BJ made no apologies for being what he described as an entertainer who is a Christian vs. a Christian entertainer. But for too many in his audiences, that wasn’t good enough. The amazing grace that changed BJ’s life, that he sang about in every show from Vegas Casinos to auditoriums, became a sledgehammer of condemnation in the hands of people who were supposedly conveyors of God’s amazing grace.

Eventually, after death threats against his life, Christian radio stations and bookstores dropping his music, and vicious letters to the editors of Christian music magazines condemning BJ, BJ moved on to country music. But he never stopped singing his Gospel songs…in spite of the hurt heaped on him by Christians.

As he said to me once, I can sing my Gospel songs to a secular audience and they appreciate them. But when I sing my secular songs to a Gospel audience, they climb the walls!

When I asked him if any of his Christian friends stood by him during those turbulent years he said…Man, not a one!

He’s come to peace with it now, all these years later. But the hurt remains.

Consider BJ’s story a parable of what happens far too often: people captured by the amazing grace of Jesus turning around and using that grace to confront, judge, condemn, and blister others.
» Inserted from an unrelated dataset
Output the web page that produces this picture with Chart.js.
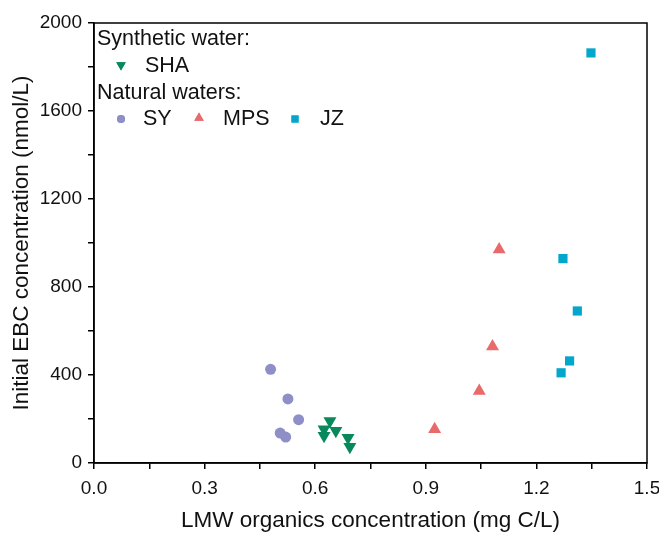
<!DOCTYPE html>
<html>
<head>
<meta charset="utf-8">
<script src="https://cdn.jsdelivr.net/npm/chart.js@4"></script>
<style>
  html, body { margin: 0; padding: 0; background: #fff; }
  #wrap { width: 659px; height: 533px; }
</style>
</head>
<body>
<div id="wrap"><canvas id="myChart" width="659" height="533"></canvas></div>
<script>
// values
const shaX = [0.640, 0.624, 0.656, 0.624, 0.689, 0.694];
const shaY = [191, 153, 147, 124, 115, 74];
const syX = [0.479, 0.526, 0.555, 0.505, 0.520];
const syY = [426, 291, 197, 136, 118];
const mpsX = [1.099, 1.081, 1.045, 0.924];
const mpsY = [971, 529, 327, 153];
const jzX = [1.348, 1.272, 1.311, 1.290, 1.267];
const jzY = [1864, 929, 691, 464, 410];

const xTicks = [0.0, 0.3, 0.6, 0.9, 1.2, 1.5];
const yTicks = [0, 400, 800, 1200, 1600, 2000];

const FONT = "'Liberation Sans', Arial, sans-serif";
const colSHA = 'rgb(8,137,92)';
const colSY = 'rgb(143,143,200)';
const colMPS = 'rgb(233,106,106)';
const colJZ = 'rgb(4,167,204)';

function pts(xs, ys) {
  return xs.map((x, i) => ({ x: x, y: ys[i] }));
}

const data = {
  datasets: [
    { label: 'SHA', data: pts(shaX, shaY), pointStyle: 'triangle', rotation: 180, radius: 7.5,
      backgroundColor: colSHA, borderColor: colSHA, borderWidth: 0 },
    { label: 'SY', data: pts(syX, syY), pointStyle: 'circle', radius: 5.5,
      backgroundColor: colSY, borderColor: colSY, borderWidth: 0 },
    { label: 'MPS', data: pts(mpsX, mpsY), pointStyle: 'triangle', radius: 7.5,
      backgroundColor: colMPS, borderColor: colMPS, borderWidth: 0 },
    { label: 'JZ', data: pts(jzX, jzY), pointStyle: 'rect', radius: 6.5,
      backgroundColor: colJZ, borderColor: colJZ, borderWidth: 0 }
  ]
};

// frame + hand drawn legend
const framePlugin = {
  id: 'frame',
  afterDraw(chart) {
    const ctx = chart.ctx;
    const a = chart.chartArea;
    ctx.save();
    ctx.strokeStyle = '#000';
    ctx.lineWidth = 1.5;
    ctx.strokeRect(a.left, a.top, a.right - a.left, a.bottom - a.top);

    ctx.font = '21.5px ' + FONT;
    ctx.fillStyle = '#111';
    ctx.textBaseline = 'middle';
    ctx.textAlign = 'left';
    ctx.fillText('Synthetic water:', 97, 39);
    ctx.fillText('SHA', 145, 66);
    ctx.fillText('Natural waters:', 97, 93);
    ctx.fillText('SY', 143, 119);
    ctx.fillText('MPS', 223, 119);
    ctx.fillText('JZ', 320, 119);

    const sym = (style, x, y, r, c, rot) => {
      ctx.fillStyle = c;
      ctx.strokeStyle = c;
      Chart.helpers.drawPoint(ctx, { pointStyle: style, radius: r, rotation: rot || 0, borderWidth: 0 }, x, y);
      ctx.fill();
    };
    sym('triangle', 121, 65, 5.5, colSHA, 180);
    sym('circle', 121, 119, 4, colSY);
    sym('triangle', 199, 118, 5.5, colMPS);
    sym('rect', 295, 119, 5, colJZ);
    ctx.restore();
  }
};

const config = {
  type: 'scatter',
  data: data,
  plugins: [framePlugin],
  options: {
    responsive: false,
    animation: false,
    layout: { padding: { top: 23, right: 12, left: 0, bottom: 0 } },
    plugins: { legend: { display: false }, tooltip: { enabled: false } },
    scales: {
      x: {
        min: 0, max: 1.5,
        afterFit: (s) => { s.height = 70; s.paddingLeft = 0; s.paddingRight = 0; },
        border: { display: true, color: '#000', width: 1.5 },
        grid: { drawOnChartArea: false, drawTicks: true, tickLength: 6, color: '#000', lineWidth: 1.5 },
        ticks: {
          stepSize: 0.15, autoSkip: false, maxRotation: 0, padding: 8,
          color: '#111', font: { family: FONT, size: 19 },
          callback: (v, i) => (i % 2 ? '' : xTicks[i / 2].toFixed(1))
        },
        title: { display: true, text: 'LMW organics concentration (mg C/L)', color: '#111',
          font: { family: FONT, size: 22.5 }, padding: { top: 6, bottom: -1 } }
      },
      y: {
        min: 0, max: 2000,
        afterFit: (s) => { s.width = 94; },
        border: { display: true, color: '#000', width: 1.5 },
        grid: { drawOnChartArea: false, drawTicks: true, tickLength: 6, color: '#000', lineWidth: 1.5 },
        ticks: {
          stepSize: 200, autoSkip: false, padding: 6,
          color: '#111', font: { family: FONT, size: 19 },
          callback: (v, i) => (i % 2 ? '' : String(yTicks[i / 2]))
        },
        title: { display: true, text: 'Initial EBC concentration (nmol/L)', color: '#111',
          font: { family: FONT, size: 22.5 }, padding: { top: 8, bottom: 0 } }
      }
    }
  }
};

const myChart = new Chart(document.getElementById('myChart'), config);
</script>
</body>
</html>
We often justify such behavior with our theologies of hell and eternal damnation.

But we couldn’t be further from the One who spent most of his time with sinners and wretches.

As BJ put it in one of his songs: I wonder why the pure in heart…they have to have a judgment day. I wonder what the Lord has made…that he plans to throw away.

Or as the Bible says it: For God did not send his son into the world to condemn the world, but that the world through him might be saved. (John 3:17)

I had a chance to see BJ in Vegas a few years ago. The place was packed with BJ fans. As always, BJ came out and sang one hit song after another. And as always, in the middle of his show, he sang some Gospel songs. When he got to Amazing Grace, something magical happened. As I looked around I saw men and women wiping tears from their eyes. Then I sat in amazement and listened as the entire Vegas showroom sang the first verse to Amazing Grace. It was as if church had broken out on the Vegas strip.

Amazing Grace happened! In a secular setting. With sinners and wretches and tax collectors. Just the way Jesus intends for it to happen.